Qualité dans les Ehpad : les résidents devront encore attendre

En France, la qualité de l'accueil et des soins dans les établissements d'hébergement pour personnes âgées dépendantes (Ehpad) a été fortement critiquée depuis une dizaine d'années, preuves à l'appui. Et les principales causes et mécanismes ont été analysés (1,2).
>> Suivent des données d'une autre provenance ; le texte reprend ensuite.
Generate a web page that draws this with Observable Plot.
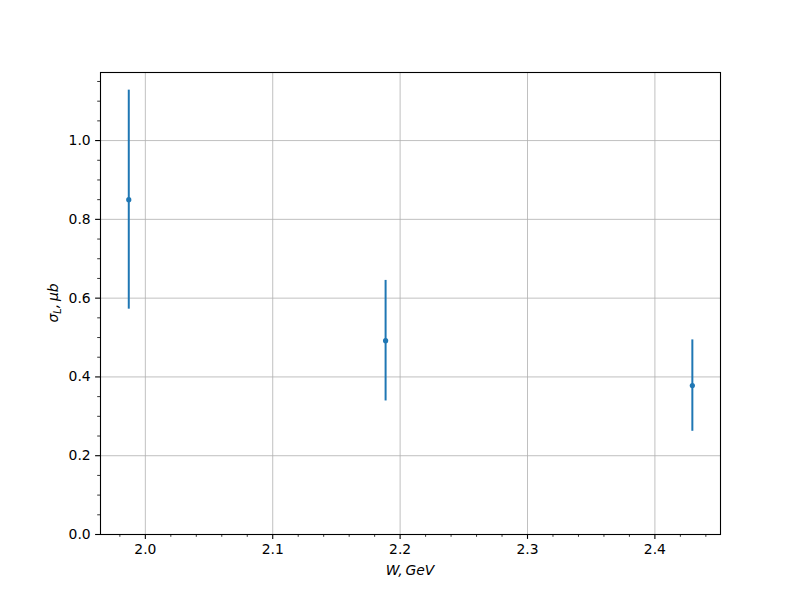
<!DOCTYPE html>
<html>
<head>
<meta charset="utf-8">
<script src="https://cdn.jsdelivr.net/npm/d3@7"></script>
<script src="https://cdn.jsdelivr.net/npm/@observablehq/plot@0.6"></script>
<style>
  html, body { margin: 0; padding: 0; background: #fff; }
</style>
</head>
<body>
<div id="chart"></div>
<script>
// Data
const W = [1.987, 2.1886, 2.4294];
const sigmaL = [0.850, 0.492, 0.378];
const err = [0.278, 0.153, 0.116];

const xMajor = [2.0, 2.1, 2.2, 2.3, 2.4];
const yMajor = [0.0, 0.2, 0.4, 0.6, 0.8, 1.0];
const xMinor = [1.98, 2.02, 2.04, 2.06, 2.08, 2.12, 2.14, 2.16, 2.18, 2.22, 2.24, 2.26, 2.28, 2.32, 2.34, 2.36, 2.38, 2.42, 2.44];
const yMinor = [0.05, 0.10, 0.15, 0.25, 0.30, 0.35, 0.45, 0.50, 0.55, 0.65, 0.70, 0.75, 0.85, 0.90, 0.95, 1.05, 1.10, 1.15];

const data = W.map((w, i) => ({w, s: sigmaL[i], lo: sigmaL[i] - err[i], hi: sigmaL[i] + err[i]}));

const color = "#1f77b4";
const fmt = d3.format(".1f");

const chart = Plot.plot({
  width: 800,
  height: 600,
  marginLeft: 100,
  marginRight: 80,
  marginTop: 72,
  marginBottom: 66,
  style: {fontFamily: "DejaVu Sans, sans-serif", fontSize: "13.9px", background: "#fff", color: "#000"},
  x: {domain: [1.9648, 2.4515]},
  y: {domain: [0, 1.1728]},
  marks: [
    Plot.gridX(xMajor, {stroke: "#b0b0b0", strokeOpacity: 1, strokeWidth: 0.8}),
    Plot.gridY(yMajor, {stroke: "#b0b0b0", strokeOpacity: 1, strokeWidth: 0.8}),
    Plot.axisX({ticks: xMajor, tickSize: 4.9, tickPadding: 4.9, tickFormat: fmt, strokeWidth: 1.1, label: null, fill: "#000"}),
    Plot.axisY({ticks: yMajor, tickSize: 4.9, tickPadding: 4.9, tickFormat: fmt, strokeWidth: 1.1, label: null, fill: "#000"}),
    Plot.axisX({ticks: xMinor, tickSize: 2.8, strokeWidth: 0.8, text: null, label: null}),
    Plot.axisY({ticks: yMinor, tickSize: 2.8, strokeWidth: 0.8, text: null, label: null}),
    Plot.ruleX(data, {x: "w", y1: "lo", y2: "hi", stroke: color, strokeWidth: 2}),
    Plot.dot(data, {x: "w", y: "s", r: 2.6, fill: color, stroke: "none"}),
    Plot.frame({stroke: "#000", strokeWidth: 1.1})
  ]
});

document.getElementById("chart").appendChild(chart);

const svg = d3.select(chart);
// x label
const xl = svg.append("text")
  .attr("x", 410).attr("y", 575)
  .attr("text-anchor", "middle")
  .style("font-family", "DejaVu Sans, sans-serif")
  .style("font-size", "13.9px")
  .style("font-style", "italic")
  .attr("fill", "#000");
xl.text("W,\u2009GeV");

// y label
const yl = svg.append("text")
  .attr("transform", "translate(58,303) rotate(-90)")
  .attr("text-anchor", "middle")
  .style("font-family", "DejaVu Sans, sans-serif")
  .style("font-size", "13.9px")
  .style("font-style", "italic")
  .attr("fill", "#000");
yl.append("tspan").text("\u03c3");
yl.append("tspan").attr("dy", 3).style("font-size", "9.7px").text("L");
yl.append("tspan").attr("dy", -3).text(",\u2009\u03bcb");
</script>
</body>
</html>
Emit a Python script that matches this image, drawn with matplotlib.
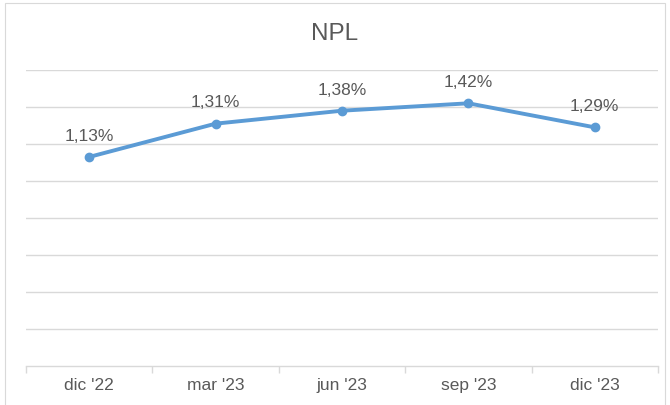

Un personnel attentionné, mais débordé

Des membres de l'association Old'Up, « plus si jeunes, mais pas si vieux », qui se sentent concernés par la qualité de vie dans les Ehpad, ont voulu observer sur place ce qu'il en était, au-delà des rumeurs et des présentations qui montrent « sous leur plus mauvais jour ces établissements ». Ils ont séjourné pendant 24 heures dans des Ehpad « de bonne réputation », ce qui leur a permis de rencontrer un personnel attentionné et de décrire de belles initiatives, créatives et respectueuses. Celles-ci sont toutefois souvent isolées. Même dans ces établissements sélectionnés, la relation avec les résidents ne fait pas l'objet d'une attention suffisante, notamment en ce qui concerne leur intégration au sein de l'Ehpad au moment de leur arrivée (3).
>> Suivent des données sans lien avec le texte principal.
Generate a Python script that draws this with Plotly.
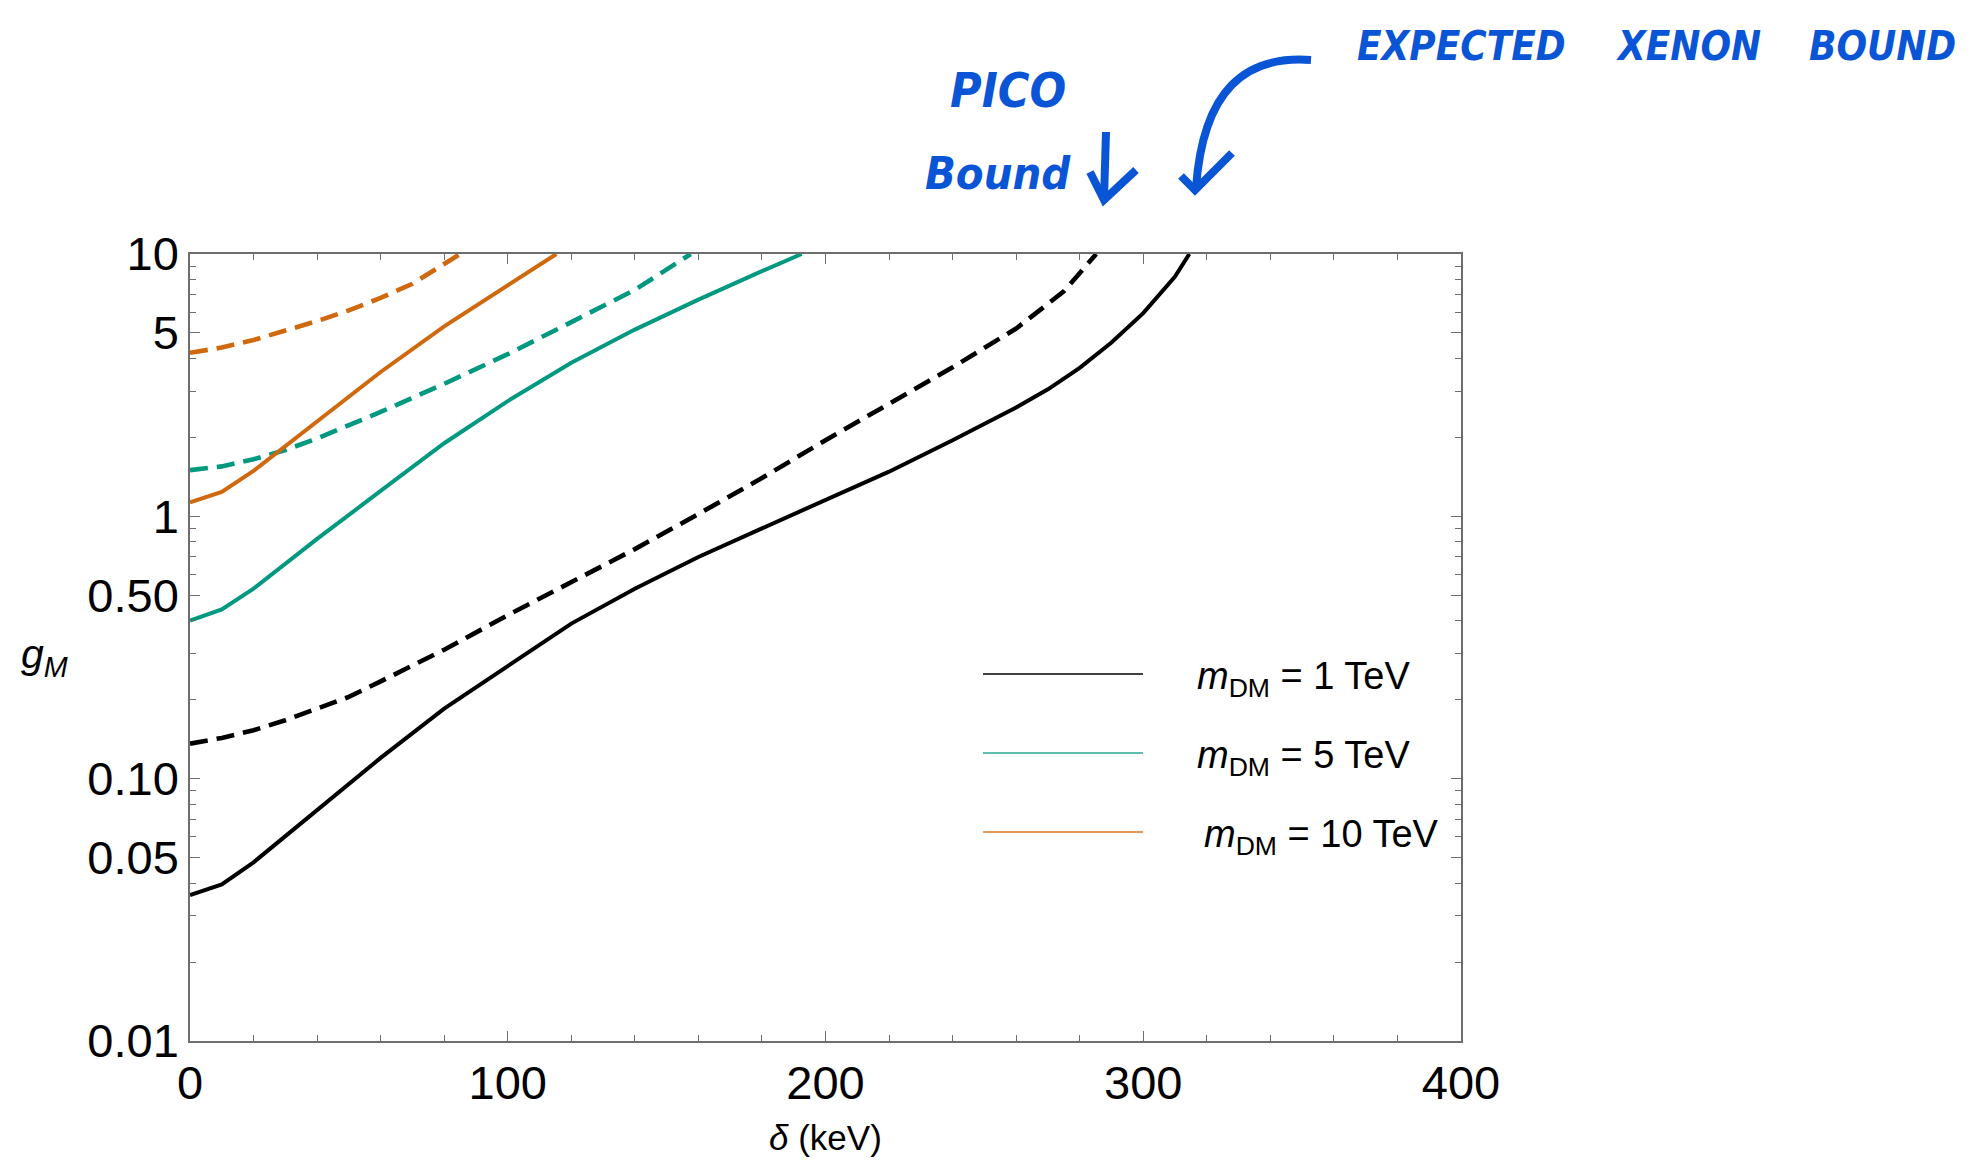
import plotly.graph_objects as go

# ---- data: coupling bound g_M versus mass splitting delta (keV) ----
delta_1tev = [0, 10, 20, 40, 60, 80, 100, 120, 140, 160, 180, 200, 220, 240, 260, 270, 280, 290, 300, 310, 314.5]
g_1tev = [0.036, 0.0395, 0.048, 0.076, 0.12, 0.185, 0.27, 0.39, 0.53, 0.70, 0.90, 1.15, 1.48, 1.95, 2.6, 3.05, 3.68, 4.6, 5.95, 8.2, 10]

delta_1tev_dash = [0, 10, 20, 30, 40, 50, 60, 80, 100, 120, 140, 160, 180, 200, 220, 240, 260, 275, 285.2]
g_1tev_dash = [0.136, 0.143, 0.153, 0.167, 0.185, 0.205, 0.235, 0.31, 0.42, 0.56, 0.75, 1.02, 1.4, 1.95, 2.7, 3.7, 5.2, 7.2, 10]

delta_5tev = [0, 10, 20, 30, 40, 60, 80, 100, 120, 140, 160, 180, 192.5]
g_5tev = [0.40, 0.442, 0.53, 0.66, 0.82, 1.25, 1.9, 2.75, 3.85, 5.15, 6.7, 8.6, 10]

delta_5tev_dash = [0, 10, 20, 30, 40, 60, 80, 100, 120, 140, 157.6]
g_5tev_dash = [1.50, 1.55, 1.65, 1.79, 1.98, 2.50, 3.2, 4.15, 5.5, 7.3, 10]

delta_10tev = [0, 10, 20, 30, 40, 60, 80, 100, 115.3]
g_10tev = [1.13, 1.24, 1.49, 1.85, 2.3, 3.55, 5.3, 7.6, 10]

delta_10tev_dash = [0, 10, 20, 30, 40, 50, 60, 70, 85]
g_10tev_dash = [4.2, 4.4, 4.7, 5.1, 5.55, 6.1, 6.8, 7.7, 10]

legend_labels = ["<i>m</i><sub>DM</sub> = 1 TeV",
                 "<i>m</i><sub>DM</sub> = 5 TeV",
                 "<i>m</i><sub>DM</sub> = 10 TeV"]

x_ticks = [0, 100, 200, 300, 400]
x_minor = [v for v in range(20, 400, 20) if v % 100 != 0]
y_ticks = [0.01, 0.05, 0.1, 0.5, 1, 5, 10]
y_ticktext = ["0.01", "0.05", "0.10", "0.50", "1", "5", "10"]
y_minor = [d * 10 ** e for e in (-2, -1, 0) for d in (2, 3, 4, 6, 7, 8, 9)]

BLACK = "#000000"
TEAL = "#00997f"
ORANGE = "#d0680e"
TEAL_KEY = "#2aa892"
ORANGE_KEY = "#e5731c"
INK = "#0a55d6"
FONT = "Liberation Sans, Arial, Helvetica, sans-serif"
HAND = "Liberation Sans Narrow, DejaVu Sans Condensed, Roboto Condensed, Liberation Sans, sans-serif"

W, H = 1973, 1161
L, R, T, B = 190, 512, 254, 120
PW, PH = W - L - R, H - T - B


def px(X):
    return (X - L) / PW


def py(Y):
    return (H - B - Y) / PH


fig = go.Figure()

series = [
    (delta_1tev_dash, g_1tev_dash, BLACK, "dash"),
    (delta_1tev, g_1tev, BLACK, "solid"),
    (delta_5tev_dash, g_5tev_dash, TEAL, "dash"),
    (delta_5tev, g_5tev, TEAL, "solid"),
    (delta_10tev_dash, g_10tev_dash, ORANGE, "dash"),
    (delta_10tev, g_10tev, ORANGE, "solid"),
]
for xs, ys, col, style in series:
    fig.add_trace(go.Scatter(
        x=xs, y=ys, mode="lines",
        line=dict(color=col, width=4.6 if style == "dash" else 4.0,
                  dash="18px,9px" if style == "dash" else "solid"),
        showlegend=False, hoverinfo="skip",
    ))

axis_common = dict(
    showline=True, linecolor="#6e6e6e", linewidth=1.6, mirror="ticks",
    ticks="inside", ticklen=10, tickwidth=1.4, tickcolor="#6e6e6e",
    showgrid=False, zeroline=False,
    tickfont=dict(family=FONT, size=47, color="black"),
)

fig.update_xaxes(
    range=[0, 400], tickvals=x_ticks,
    minor=dict(tickvals=x_minor, ticks="inside", ticklen=6, tickwidth=1.2,
               tickcolor="#6e6e6e", showgrid=False),
    **axis_common,
)
fig.update_yaxes(
    type="log", range=[-2, 1], tickvals=y_ticks, ticktext=y_ticktext,
    minor=dict(tickvals=y_minor, ticks="inside", ticklen=6, tickwidth=1.2,
               tickcolor="#6e6e6e", showgrid=False),
    **axis_common,
)

annotations = []
shapes = []

# axis titles
annotations.append(dict(xref="paper", yref="paper", x=0.5, y=py(1137),
                        xanchor="center", yanchor="middle", showarrow=False,
                        text="<i>δ</i> (keV)",
                        font=dict(family=FONT, size=35, color="black")))
annotations.append(dict(xref="paper", yref="paper", x=px(44), y=py(657),
                        xanchor="center", yanchor="middle", showarrow=False,
                        text="<i>g</i><sub><i>M</i></sub>",
                        font=dict(family=FONT, size=41, color="black")))

# legend
key_colors = [BLACK, TEAL_KEY, ORANGE_KEY]
key_rows = [674, 753, 832]
key_text_x = [1195, 1195, 1202]
for lab, col, yr, xt in zip(legend_labels, key_colors, key_rows, key_text_x):
    shapes.append(dict(type="line", xref="paper", yref="paper",
                       x0=px(983), x1=px(1143), y0=py(yr), y1=py(yr),
                       line=dict(color=col, width=1.6)))
    annotations.append(dict(xref="paper", yref="paper", x=px(xt), y=py(yr + 5),
                            xanchor="left", yanchor="middle", showarrow=False,
                            text=lab, font=dict(family=FONT, size=38, color="black")))

# handwritten notes
for txt, X, Y, sz in [("PICO", 1008, 90, 48), ("Bound", 998, 173, 45),
                      ("EXPECTED", 1461, 46, 40), ("XENON", 1688, 46, 40),
                      ("BOUND", 1882, 46, 40)]:
    annotations.append(dict(xref="paper", yref="paper", x=px(X), y=py(Y),
                            xanchor="center", yanchor="middle", showarrow=False,
                            text=txt,
                            font=dict(family=HAND, size=sz, color=INK,
                                      weight="bold", style="italic")))

ink_line = dict(color=INK, width=8)
# short arrow below PICO
shapes.append(dict(type="path", xref="paper", yref="paper",
                   path=f"M {px(1106)},{py(132)} L {px(1104)},{py(199)}",
                   line=ink_line))
shapes.append(dict(type="path", xref="paper", yref="paper",
                   path=f"M {px(1090)},{py(172)} L {px(1104)},{py(200)} L {px(1136)},{py(170)}",
                   line=ink_line))
# curved arrow from the xenon note
shapes.append(dict(type="path", xref="paper", yref="paper",
                   path=(f"M {px(1311)},{py(60)} C {px(1245)},{py(55)} "
                         f"{px(1203)},{py(90)} {px(1196)},{py(188)}"),
                   line=ink_line))
shapes.append(dict(type="path", xref="paper", yref="paper",
                   path=f"M {px(1181)},{py(176)} L {px(1195)},{py(190)} L {px(1232)},{py(153)}",
                   line=ink_line))

fig.update_layout(
    width=W, height=H, autosize=False,
    margin=dict(l=L, r=R, t=T, b=B),
    paper_bgcolor="white", plot_bgcolor="white",
    showlegend=False,
    annotations=annotations, shapes=shapes,
)

fig.write_html("out.html")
Un ancien directeur d'Ehpad et président de l'association des directeurs au service des personnes âgées (AD-PA) l'exprime de manière plus directe : « Les bénévoles d'Old'up ont vécu (…) en établissement au cœur de la machine âgiste qui ne respecte pas les plus âgés dès lors qu'ils ont des fragilités physiques ou psychiques, ne leur donne pas les moyens de vivre accompagnés comme ils le devraient et méprise à ce point leur existence qu'elle réduit leurs besoins à de simples besoins physiques (…). Les personnels sont tout autant maltraités par cette logique infernale : (…) ils voient bien au quotidien combien l'ignorance de la société, qui entraîne sa pingrerie et réduit inexorablement les moyens des établissements et services à domicile, n'a aucun sens et conduit à une véritable maltraitance sociétale » (3).

Une mise en œuvre poussive des évaluations

La Haute autorité de santé (HAS) française a établi en 2022 un nouveau référentiel d'évaluation de la qualité des prestations et services des établissements et services sociaux et médicosociaux, dont font partie les 7 400 Ehpad sur le territoire national. L'objectif est d'encourager dans ces établissements une démarche d'amélioration continue de la qualité (4).

La HAS a publié un premier bilan après 18 mois d'évaluations basées sur son nouveau référentiel. Sa portée est limitée par plusieurs faiblesses. Parmi les 117 organismes évaluateurs autorisés, dont le choix est laissé à chaque établissement évalué, 10 seulement avaient été accrédités par le Comité français d'accréditation (Cofrac). Seuls 30 rapports de ces organismes ont été contrôlés par la HAS en 2023, sur un total d'environ 3 000 évaluations réalisées, dont 830 dans des Ehpad. Dans les deux tiers des établissements de plus de 100 places, seul le nombre minimum de 3 résidents "accompagnés traceurs" ont été interrogés, déplore la HAS, ce qui va l'amener à ajuster son référentiel (5).

Lenteur, manque de moyens : la situation des Ehpad début 2025 montre qu'une fois encore, l'envie d'agir déclenchée par des lanceurs d'alerte ne sera fructueuse que si elle est soutenue dans le temps.

©Prescrire

Extraits de la veille documentaire Prescrire

1- Prescrire Rédaction "Ehpad : le sous-effectif soignant largement décrit avant la publication du livre "Les fossoyeurs"" Rev Prescrire 2022 ; 42 (468) : 774-778.

2- Castanet V "Les fossoyeurs" Fayard, Paris 2022 : 400 pages. Présenté dans : Rev Prescrire 2022 ; 42 (466) : 628.

3- Fuchs MF et coll. "Mort ou vif en Ehpad. Old'Up en immersion" Érès, Toulouse 2024 : 208 pages.

4- Prescrire Rédaction "Établissements et services sociaux et médico-sociaux : un nouveau dispositif d'évaluation de la qualité" Rev Prescrire 2023 ; 43 (473) : 222-225.

5- Haute autorité de santé "Dispositif d'évaluation de la qualité des établissements et services sociaux et médico-sociaux. Bilan annuel 2023" 26 mars 2024 : 60 pages.